Set exercise: Omit every picture and return the rest of the data unaltered.
════════════════
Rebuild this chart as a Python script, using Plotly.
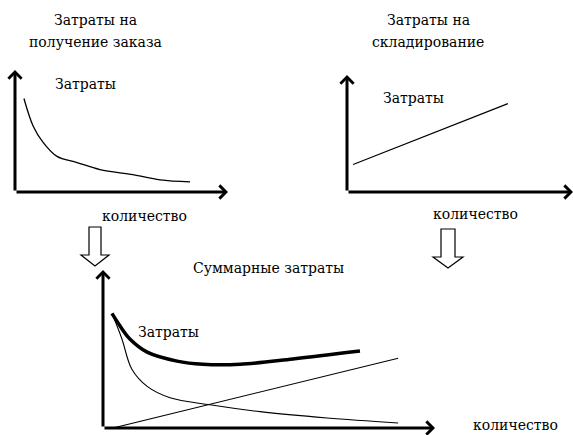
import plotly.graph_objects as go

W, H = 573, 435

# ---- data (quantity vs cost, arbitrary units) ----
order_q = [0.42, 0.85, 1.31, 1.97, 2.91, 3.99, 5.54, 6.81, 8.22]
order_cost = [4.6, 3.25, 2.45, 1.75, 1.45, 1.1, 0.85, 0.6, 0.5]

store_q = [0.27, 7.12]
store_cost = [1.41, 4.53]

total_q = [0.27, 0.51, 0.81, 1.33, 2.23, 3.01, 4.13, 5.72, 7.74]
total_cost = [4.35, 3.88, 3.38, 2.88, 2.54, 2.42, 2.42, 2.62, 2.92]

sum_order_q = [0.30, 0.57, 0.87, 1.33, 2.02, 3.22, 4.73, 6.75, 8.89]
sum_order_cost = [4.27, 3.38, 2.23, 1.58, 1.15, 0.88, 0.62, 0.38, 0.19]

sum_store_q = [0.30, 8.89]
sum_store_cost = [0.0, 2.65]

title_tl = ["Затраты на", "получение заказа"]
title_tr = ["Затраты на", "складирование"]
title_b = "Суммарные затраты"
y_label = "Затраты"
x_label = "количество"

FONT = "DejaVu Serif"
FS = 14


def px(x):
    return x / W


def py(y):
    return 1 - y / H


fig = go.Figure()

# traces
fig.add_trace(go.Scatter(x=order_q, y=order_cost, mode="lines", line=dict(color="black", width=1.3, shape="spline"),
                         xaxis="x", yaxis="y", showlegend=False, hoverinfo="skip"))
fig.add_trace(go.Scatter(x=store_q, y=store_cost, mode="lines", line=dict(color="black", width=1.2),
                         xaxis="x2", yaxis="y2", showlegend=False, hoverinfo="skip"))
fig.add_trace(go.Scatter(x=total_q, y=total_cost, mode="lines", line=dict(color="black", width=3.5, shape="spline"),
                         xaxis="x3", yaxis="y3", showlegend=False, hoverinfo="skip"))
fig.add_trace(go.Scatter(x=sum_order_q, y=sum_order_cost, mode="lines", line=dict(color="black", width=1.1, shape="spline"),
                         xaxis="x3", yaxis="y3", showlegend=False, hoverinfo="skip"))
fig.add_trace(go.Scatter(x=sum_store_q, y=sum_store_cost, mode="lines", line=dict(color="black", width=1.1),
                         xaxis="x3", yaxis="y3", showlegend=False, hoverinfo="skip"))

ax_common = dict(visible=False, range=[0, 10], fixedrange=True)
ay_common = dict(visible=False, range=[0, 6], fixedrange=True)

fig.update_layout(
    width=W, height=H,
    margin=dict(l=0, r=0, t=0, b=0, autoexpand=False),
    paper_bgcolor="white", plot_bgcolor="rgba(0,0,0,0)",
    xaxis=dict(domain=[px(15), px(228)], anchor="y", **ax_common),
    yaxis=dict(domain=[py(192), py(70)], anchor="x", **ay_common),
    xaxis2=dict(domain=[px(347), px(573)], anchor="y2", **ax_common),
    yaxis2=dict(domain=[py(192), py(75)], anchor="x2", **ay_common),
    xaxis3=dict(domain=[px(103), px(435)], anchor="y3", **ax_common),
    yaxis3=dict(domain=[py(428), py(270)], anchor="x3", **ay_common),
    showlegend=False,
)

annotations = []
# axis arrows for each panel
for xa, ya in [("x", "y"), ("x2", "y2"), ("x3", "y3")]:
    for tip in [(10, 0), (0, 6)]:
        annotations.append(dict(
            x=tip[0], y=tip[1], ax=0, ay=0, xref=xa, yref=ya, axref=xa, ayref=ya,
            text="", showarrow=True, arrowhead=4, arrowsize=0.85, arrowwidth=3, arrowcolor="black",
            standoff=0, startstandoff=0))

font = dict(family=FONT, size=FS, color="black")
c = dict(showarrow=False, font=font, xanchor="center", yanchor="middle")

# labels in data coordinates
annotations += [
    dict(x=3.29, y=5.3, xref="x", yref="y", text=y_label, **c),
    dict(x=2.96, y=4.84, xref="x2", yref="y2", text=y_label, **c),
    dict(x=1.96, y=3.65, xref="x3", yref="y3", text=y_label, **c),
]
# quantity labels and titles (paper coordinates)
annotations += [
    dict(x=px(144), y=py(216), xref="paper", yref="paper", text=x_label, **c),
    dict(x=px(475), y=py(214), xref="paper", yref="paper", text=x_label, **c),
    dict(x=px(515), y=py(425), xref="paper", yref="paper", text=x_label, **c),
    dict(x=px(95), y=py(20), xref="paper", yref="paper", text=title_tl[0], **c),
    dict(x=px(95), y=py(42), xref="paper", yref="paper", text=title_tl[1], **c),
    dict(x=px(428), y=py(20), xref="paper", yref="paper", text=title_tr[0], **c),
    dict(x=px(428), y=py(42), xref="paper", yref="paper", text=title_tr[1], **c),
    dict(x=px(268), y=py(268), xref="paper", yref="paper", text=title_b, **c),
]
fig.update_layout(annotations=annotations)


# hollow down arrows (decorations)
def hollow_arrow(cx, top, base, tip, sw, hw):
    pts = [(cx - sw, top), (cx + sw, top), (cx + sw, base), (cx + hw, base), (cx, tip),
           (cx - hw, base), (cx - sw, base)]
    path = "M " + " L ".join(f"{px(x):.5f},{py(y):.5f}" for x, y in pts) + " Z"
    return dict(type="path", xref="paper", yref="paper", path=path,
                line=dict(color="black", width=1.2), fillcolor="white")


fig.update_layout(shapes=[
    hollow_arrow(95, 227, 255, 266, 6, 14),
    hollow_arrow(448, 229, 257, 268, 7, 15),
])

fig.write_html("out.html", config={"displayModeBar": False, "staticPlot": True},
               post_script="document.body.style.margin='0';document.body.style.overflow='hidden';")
════════════════
Response below:
Rebuild this chart as a Python script, using Plotly.
import plotly.graph_objects as go

W, H = 573, 435

# ---- data (quantity vs cost, arbitrary units) ----
order_q = [0.42, 0.85, 1.31, 1.97, 2.91, 3.99, 5.54, 6.81, 8.22]
order_cost = [4.6, 3.25, 2.45, 1.75, 1.45, 1.1, 0.85, 0.6, 0.5]

store_q = [0.27, 7.12]
store_cost = [1.41, 4.53]

total_q = [0.27, 0.51, 0.81, 1.33, 2.23, 3.01, 4.13, 5.72, 7.74]
total_cost = [4.35, 3.88, 3.38, 2.88, 2.54, 2.42, 2.42, 2.62, 2.92]

sum_order_q = [0.30, 0.57, 0.87, 1.33, 2.02, 3.22, 4.73, 6.75, 8.89]
sum_order_cost = [4.27, 3.38, 2.23, 1.58, 1.15, 0.88, 0.62, 0.38, 0.19]

sum_store_q = [0.30, 8.89]
sum_store_cost = [0.0, 2.65]

title_tl = ["Затраты на", "получение заказа"]
title_tr = ["Затраты на", "складирование"]
title_b = "Суммарные затраты"
y_label = "Затраты"
x_label = "количество"

FONT = "DejaVu Serif"
FS = 14


def px(x):
    return x / W


def py(y):
    return 1 - y / H


fig = go.Figure()

# traces
fig.add_trace(go.Scatter(x=order_q, y=order_cost, mode="lines", line=dict(color="black", width=1.3, shape="spline"),
                         xaxis="x", yaxis="y", showlegend=False, hoverinfo="skip"))
fig.add_trace(go.Scatter(x=store_q, y=store_cost, mode="lines", line=dict(color="black", width=1.2),
                         xaxis="x2", yaxis="y2", showlegend=False, hoverinfo="skip"))
fig.add_trace(go.Scatter(x=total_q, y=total_cost, mode="lines", line=dict(color="black", width=3.5, shape="spline"),
                         xaxis="x3", yaxis="y3", showlegend=False, hoverinfo="skip"))
fig.add_trace(go.Scatter(x=sum_order_q, y=sum_order_cost, mode="lines", line=dict(color="black", width=1.1, shape="spline"),
                         xaxis="x3", yaxis="y3", showlegend=False, hoverinfo="skip"))
fig.add_trace(go.Scatter(x=sum_store_q, y=sum_store_cost, mode="lines", line=dict(color="black", width=1.1),
                         xaxis="x3", yaxis="y3", showlegend=False, hoverinfo="skip"))

ax_common = dict(visible=False, range=[0, 10], fixedrange=True)
ay_common = dict(visible=False, range=[0, 6], fixedrange=True)

fig.update_layout(
    width=W, height=H,
    margin=dict(l=0, r=0, t=0, b=0, autoexpand=False),
    paper_bgcolor="white", plot_bgcolor="rgba(0,0,0,0)",
    xaxis=dict(domain=[px(15), px(228)], anchor="y", **ax_common),
    yaxis=dict(domain=[py(192), py(70)], anchor="x", **ay_common),
    xaxis2=dict(domain=[px(347), px(573)], anchor="y2", **ax_common),
    yaxis2=dict(domain=[py(192), py(75)], anchor="x2", **ay_common),
    xaxis3=dict(domain=[px(103), px(435)], anchor="y3", **ax_common),
    yaxis3=dict(domain=[py(428), py(270)], anchor="x3", **ay_common),
    showlegend=False,
)

annotations = []
# axis arrows for each panel
for xa, ya in [("x", "y"), ("x2", "y2"), ("x3", "y3")]:
    for tip in [(10, 0), (0, 6)]:
        annotations.append(dict(
            x=tip[0], y=tip[1], ax=0, ay=0, xref=xa, yref=ya, axref=xa, ayref=ya,
            text="", showarrow=True, arrowhead=4, arrowsize=0.85, arrowwidth=3, arrowcolor="black",
            standoff=0, startstandoff=0))

font = dict(family=FONT, size=FS, color="black")
c = dict(showarrow=False, font=font, xanchor="center", yanchor="middle")

# labels in data coordinates
annotations += [
    dict(x=3.29, y=5.3, xref="x", yref="y", text=y_label, **c),
    dict(x=2.96, y=4.84, xref="x2", yref="y2", text=y_label, **c),
    dict(x=1.96, y=3.65, xref="x3", yref="y3", text=y_label, **c),
]
# quantity labels and titles (paper coordinates)
annotations += [
    dict(x=px(144), y=py(216), xref="paper", yref="paper", text=x_label, **c),
    dict(x=px(475), y=py(214), xref="paper", yref="paper", text=x_label, **c),
    dict(x=px(515), y=py(425), xref="paper", yref="paper", text=x_label, **c),
    dict(x=px(95), y=py(20), xref="paper", yref="paper", text=title_tl[0], **c),
    dict(x=px(95), y=py(42), xref="paper", yref="paper", text=title_tl[1], **c),
    dict(x=px(428), y=py(20), xref="paper", yref="paper", text=title_tr[0], **c),
    dict(x=px(428), y=py(42), xref="paper", yref="paper", text=title_tr[1], **c),
    dict(x=px(268), y=py(268), xref="paper", yref="paper", text=title_b, **c),
]
fig.update_layout(annotations=annotations)


# hollow down arrows (decorations)
def hollow_arrow(cx, top, base, tip, sw, hw):
    pts = [(cx - sw, top), (cx + sw, top), (cx + sw, base), (cx + hw, base), (cx, tip),
           (cx - hw, base), (cx - sw, base)]
    path = "M " + " L ".join(f"{px(x):.5f},{py(y):.5f}" for x, y in pts) + " Z"
    return dict(type="path", xref="paper", yref="paper", path=path,
                line=dict(color="black", width=1.2), fillcolor="white")


fig.update_layout(shapes=[
    hollow_arrow(95, 227, 255, 266, 6, 14),
    hollow_arrow(448, 229, 257, 268, 7, 15),
])

fig.write_html("out.html", config={"displayModeBar": False, "staticPlot": True},
               post_script="document.body.style.margin='0';document.body.style.overflow='hidden';")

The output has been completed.